One specific skill that is unique to Underwater Competency is submersion and depth control. The first stages of development center around learning how to hold the breath and cope with water covering the eyes, nose, mouth and ears. This progresses to practicing multiple methods of submerging down to depth. As an understanding of the relationship between breathing and buoyancy is developed, it is crucial that the dangers of hyperventilation and shallow-water blackout be discussed. Further development can be made through discussion about the compression and expansion of air in the lungs relative to depth when breathing compressed air.
Underwater Competency can be valuable in a wide range of aquatic activities and situations, from simply retrieving a dropped object to swimming below hazards in a life-threatening situation. Further examples of its use may be to avoid an oncoming boat or watercraft, or diving below a breaking wave. Proficiency with Underwater Competency is particularly important during unexpected entries and submersions, which can place an individual in virtually any position and facing any direction. When submerged, the need for underwater orientation skills to find the surface is critical. In the case of tipping over or capsizing while paddling or sailing, for example, individuals may also need to navigate hazards and confined spaces, such as a cabin or sails.

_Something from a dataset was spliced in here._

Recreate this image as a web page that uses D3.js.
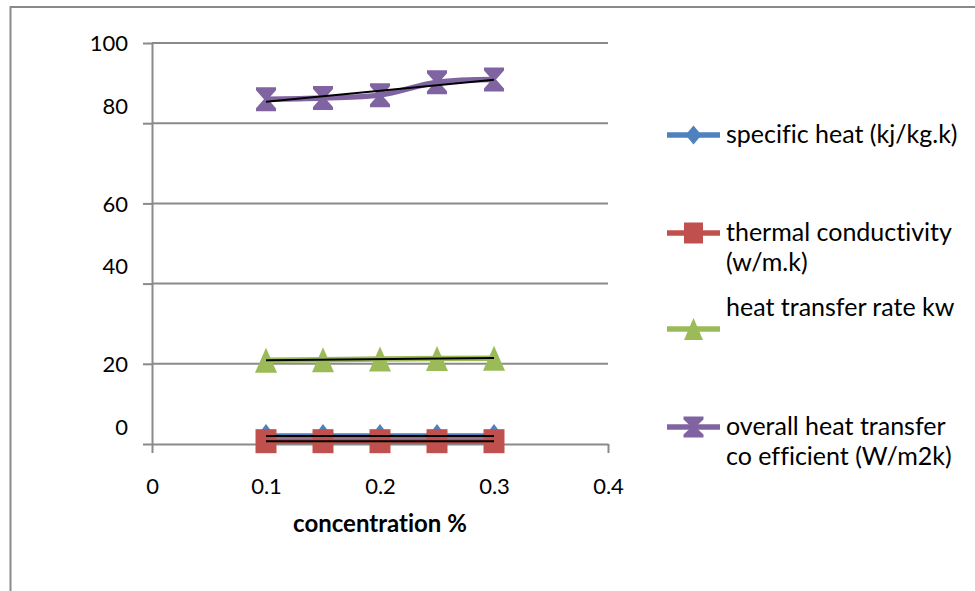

While most aquatic-related activities, including swimming, take place on the surface, the vast majority of each aquatic environment actually lies below the surface. By learning to hold their breath, propel while totally submerged, and cope with pressure and other environmental factors experienced underwater, individuals are able to be proficient and comfortable throughout the depth of aquatic environments. The development of Underwater Competency reduces an individual's risk of drowning and other aquatic injuries because they become better prepared to control their buoyancy and navigate aquatic environments.